> Exercise instructions
Set down the material below word for word, excluding the pictures.

> Dataset content
-- Begin --
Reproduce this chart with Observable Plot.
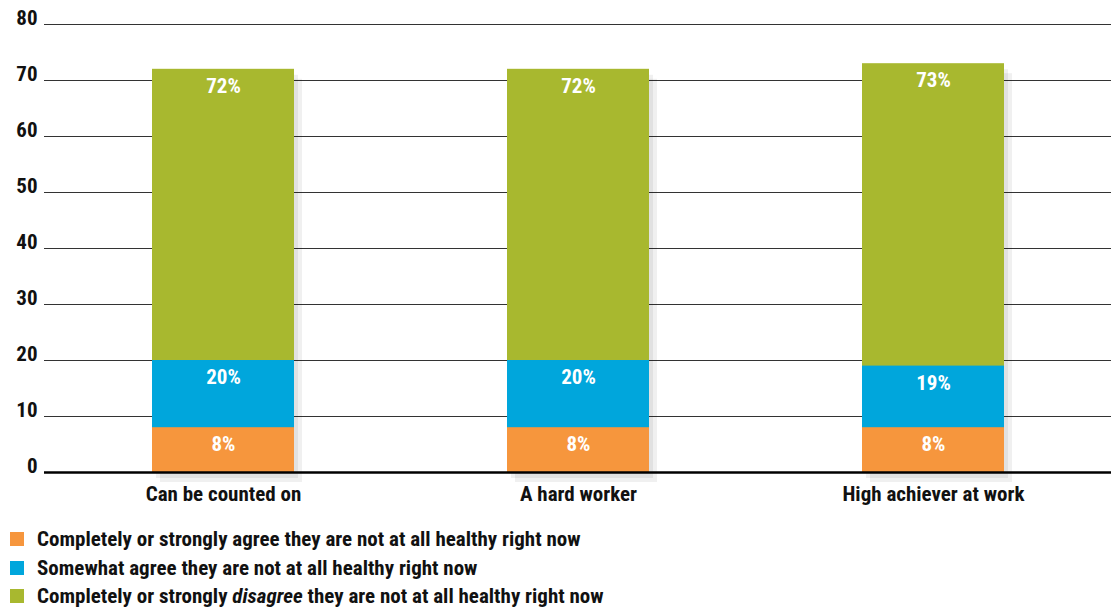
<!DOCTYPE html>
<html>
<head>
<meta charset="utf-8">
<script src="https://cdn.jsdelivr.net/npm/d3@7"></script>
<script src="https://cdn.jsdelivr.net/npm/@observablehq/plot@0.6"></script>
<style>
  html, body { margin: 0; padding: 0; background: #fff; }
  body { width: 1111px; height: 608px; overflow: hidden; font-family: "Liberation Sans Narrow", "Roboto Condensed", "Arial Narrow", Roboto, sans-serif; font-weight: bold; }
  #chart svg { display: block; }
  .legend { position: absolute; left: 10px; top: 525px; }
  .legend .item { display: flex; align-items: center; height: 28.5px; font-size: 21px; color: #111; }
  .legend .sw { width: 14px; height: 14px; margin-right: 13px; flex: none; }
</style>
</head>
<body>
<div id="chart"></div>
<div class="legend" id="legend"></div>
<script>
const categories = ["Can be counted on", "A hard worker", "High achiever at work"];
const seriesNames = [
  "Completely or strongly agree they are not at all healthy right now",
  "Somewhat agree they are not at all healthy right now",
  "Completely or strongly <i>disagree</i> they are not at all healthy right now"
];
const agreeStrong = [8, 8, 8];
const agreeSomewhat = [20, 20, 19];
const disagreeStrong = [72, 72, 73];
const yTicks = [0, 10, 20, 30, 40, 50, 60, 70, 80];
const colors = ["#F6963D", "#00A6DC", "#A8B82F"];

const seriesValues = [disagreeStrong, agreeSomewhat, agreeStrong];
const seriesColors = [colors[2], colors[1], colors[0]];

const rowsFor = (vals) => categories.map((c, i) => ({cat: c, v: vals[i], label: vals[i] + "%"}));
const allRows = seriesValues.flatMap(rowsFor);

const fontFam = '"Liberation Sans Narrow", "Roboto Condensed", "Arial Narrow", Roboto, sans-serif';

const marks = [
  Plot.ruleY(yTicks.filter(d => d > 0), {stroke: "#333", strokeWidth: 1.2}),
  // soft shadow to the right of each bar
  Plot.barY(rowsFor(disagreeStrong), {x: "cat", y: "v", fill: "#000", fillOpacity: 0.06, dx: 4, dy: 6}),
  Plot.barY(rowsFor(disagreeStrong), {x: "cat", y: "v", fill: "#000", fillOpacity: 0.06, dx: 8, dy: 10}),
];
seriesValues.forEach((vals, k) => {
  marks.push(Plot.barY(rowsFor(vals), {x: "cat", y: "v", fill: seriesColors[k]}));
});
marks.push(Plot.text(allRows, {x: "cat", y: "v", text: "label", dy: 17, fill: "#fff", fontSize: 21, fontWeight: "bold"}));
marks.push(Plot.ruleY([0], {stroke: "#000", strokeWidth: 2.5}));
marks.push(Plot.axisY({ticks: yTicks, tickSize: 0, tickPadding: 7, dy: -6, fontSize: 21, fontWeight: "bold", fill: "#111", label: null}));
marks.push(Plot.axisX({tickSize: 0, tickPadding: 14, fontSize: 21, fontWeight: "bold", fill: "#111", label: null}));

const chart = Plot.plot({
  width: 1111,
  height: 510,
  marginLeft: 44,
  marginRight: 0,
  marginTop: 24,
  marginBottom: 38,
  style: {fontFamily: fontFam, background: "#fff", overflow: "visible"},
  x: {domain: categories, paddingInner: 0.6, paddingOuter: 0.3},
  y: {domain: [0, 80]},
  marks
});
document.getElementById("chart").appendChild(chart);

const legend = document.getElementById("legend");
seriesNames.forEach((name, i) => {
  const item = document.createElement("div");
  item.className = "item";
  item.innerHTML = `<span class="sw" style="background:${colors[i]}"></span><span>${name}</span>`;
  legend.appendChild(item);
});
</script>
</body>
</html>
-- End --
> Written answer
Reproduce this chart with Observable Plot.
<!DOCTYPE html>
<html>
<head>
<meta charset="utf-8">
<script src="https://cdn.jsdelivr.net/npm/d3@7"></script>
<script src="https://cdn.jsdelivr.net/npm/@observablehq/plot@0.6"></script>
<style>
  html, body { margin: 0; padding: 0; background: #fff; }
  body { width: 1111px; height: 608px; overflow: hidden; font-family: "Liberation Sans Narrow", "Roboto Condensed", "Arial Narrow", Roboto, sans-serif; font-weight: bold; }
  #chart svg { display: block; }
  .legend { position: absolute; left: 10px; top: 525px; }
  .legend .item { display: flex; align-items: center; height: 28.5px; font-size: 21px; color: #111; }
  .legend .sw { width: 14px; height: 14px; margin-right: 13px; flex: none; }
</style>
</head>
<body>
<div id="chart"></div>
<div class="legend" id="legend"></div>
<script>
const categories = ["Can be counted on", "A hard worker", "High achiever at work"];
const seriesNames = [
  "Completely or strongly agree they are not at all healthy right now",
  "Somewhat agree they are not at all healthy right now",
  "Completely or strongly <i>disagree</i> they are not at all healthy right now"
];
const agreeStrong = [8, 8, 8];
const agreeSomewhat = [20, 20, 19];
const disagreeStrong = [72, 72, 73];
const yTicks = [0, 10, 20, 30, 40, 50, 60, 70, 80];
const colors = ["#F6963D", "#00A6DC", "#A8B82F"];

const seriesValues = [disagreeStrong, agreeSomewhat, agreeStrong];
const seriesColors = [colors[2], colors[1], colors[0]];

const rowsFor = (vals) => categories.map((c, i) => ({cat: c, v: vals[i], label: vals[i] + "%"}));
const allRows = seriesValues.flatMap(rowsFor);

const fontFam = '"Liberation Sans Narrow", "Roboto Condensed", "Arial Narrow", Roboto, sans-serif';

const marks = [
  Plot.ruleY(yTicks.filter(d => d > 0), {stroke: "#333", strokeWidth: 1.2}),
  // soft shadow to the right of each bar
  Plot.barY(rowsFor(disagreeStrong), {x: "cat", y: "v", fill: "#000", fillOpacity: 0.06, dx: 4, dy: 6}),
  Plot.barY(rowsFor(disagreeStrong), {x: "cat", y: "v", fill: "#000", fillOpacity: 0.06, dx: 8, dy: 10}),
];
seriesValues.forEach((vals, k) => {
  marks.push(Plot.barY(rowsFor(vals), {x: "cat", y: "v", fill: seriesColors[k]}));
});
marks.push(Plot.text(allRows, {x: "cat", y: "v", text: "label", dy: 17, fill: "#fff", fontSize: 21, fontWeight: "bold"}));
marks.push(Plot.ruleY([0], {stroke: "#000", strokeWidth: 2.5}));
marks.push(Plot.axisY({ticks: yTicks, tickSize: 0, tickPadding: 7, dy: -6, fontSize: 21, fontWeight: "bold", fill: "#111", label: null}));
marks.push(Plot.axisX({tickSize: 0, tickPadding: 14, fontSize: 21, fontWeight: "bold", fill: "#111", label: null}));

const chart = Plot.plot({
  width: 1111,
  height: 510,
  marginLeft: 44,
  marginRight: 0,
  marginTop: 24,
  marginBottom: 38,
  style: {fontFamily: fontFam, background: "#fff", overflow: "visible"},
  x: {domain: categories, paddingInner: 0.6, paddingOuter: 0.3},
  y: {domain: [0, 80]},
  marks
});
document.getElementById("chart").appendChild(chart);

const legend = document.getElementById("legend");
seriesNames.forEach((name, i) => {
  const item = document.createElement("div");
  item.className = "item";
  item.innerHTML = `<span class="sw" style="background:${colors[i]}"></span><span>${name}</span>`;
  legend.appendChild(item);
});
</script>
</body>
</html>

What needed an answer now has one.